Wonderful photos of breath taking imagery.
I’ve always been fascinated by sculptor and their work, how they release a figure from its rock/marble prison. When it comes to works like these panels, I’m amazed by the level of detail that can be achieved within but a few mm of the surface. Unbelievable. Thanks for sharing your photos with us.
Exactly! They’re so lively and individual – just like paintings – really, little miracles I’m so thankful to have seen and to be able to share. 🙂
A fantastic gallery of friezes Meredith! You can’t help marveling at those remarkably well preserved stories in stone.
It’s a miracle that they’ve survived so well, isn’t it?

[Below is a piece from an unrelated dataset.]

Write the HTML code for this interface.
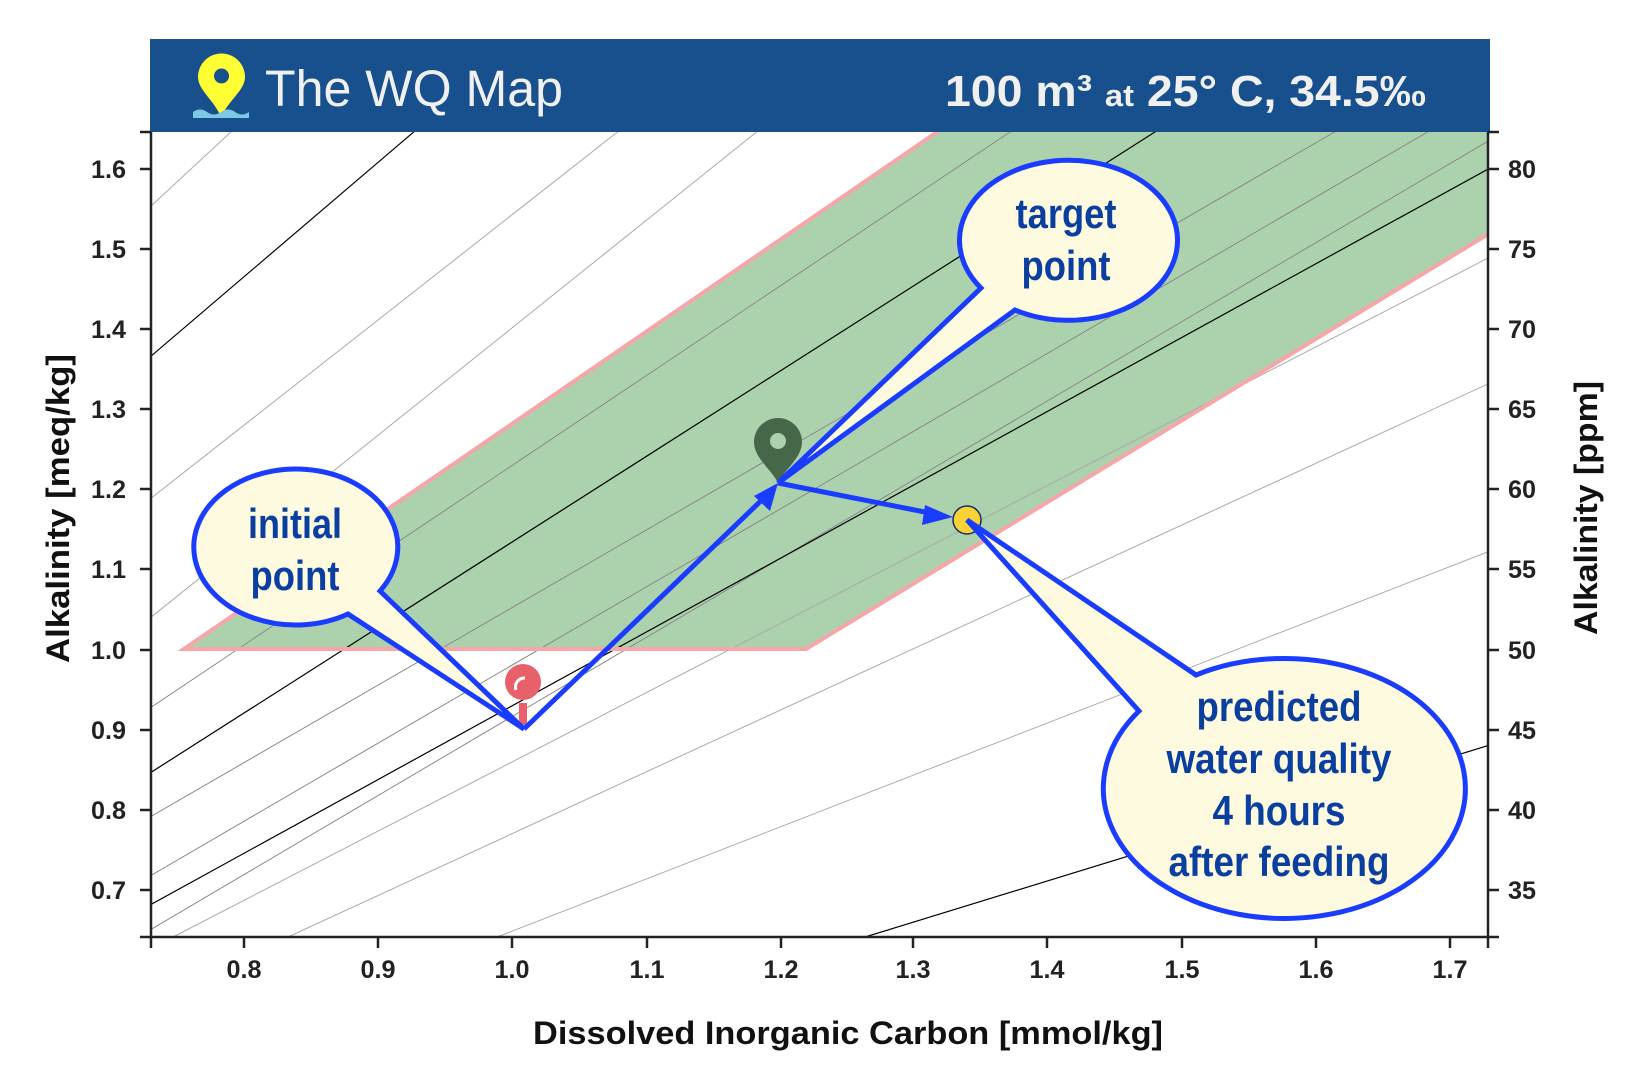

I was bowled over by them – at first just that they were there, so many of them, then the wonderful vignettes they depicted, then the individual drawings and expressions – I thought they were terrific.
Those reliefs are stunning. I would love to see them up close!
Ooooh yes, I’m sure you would JM – I wondered if I enjoyed them so much because they were so unexpected, but years later, looking at photos of the work still fills me with joy, so I think it was that they just leapt off the walls and grabbed our attention by their vivacity and quirky detail. 🙂
Amazing. Thanks for sharing! I would love to see them up close and in person.
Such artistry, Meredith. Great choices for the challenge. 🙂
It’s great when challenges like that provide the opportunity for ‘unsung heroes’ like these 🙂
Fascinating stone works. Thanks for the post!
Wonderful 🙂 Have you ever tried stone carving yourself? I did a class a few years ago, and it was so restful and satisfying, carving and making something out of a square slab of plain rock 🙂
Your images remind me of a visit to The Indian living rock temples of Ajanta and Ellora. They have outlived all that later people built.
Wow M…these are amazing
It really is remarkable the detail they were able to include for such an unyielding media. Beautiful.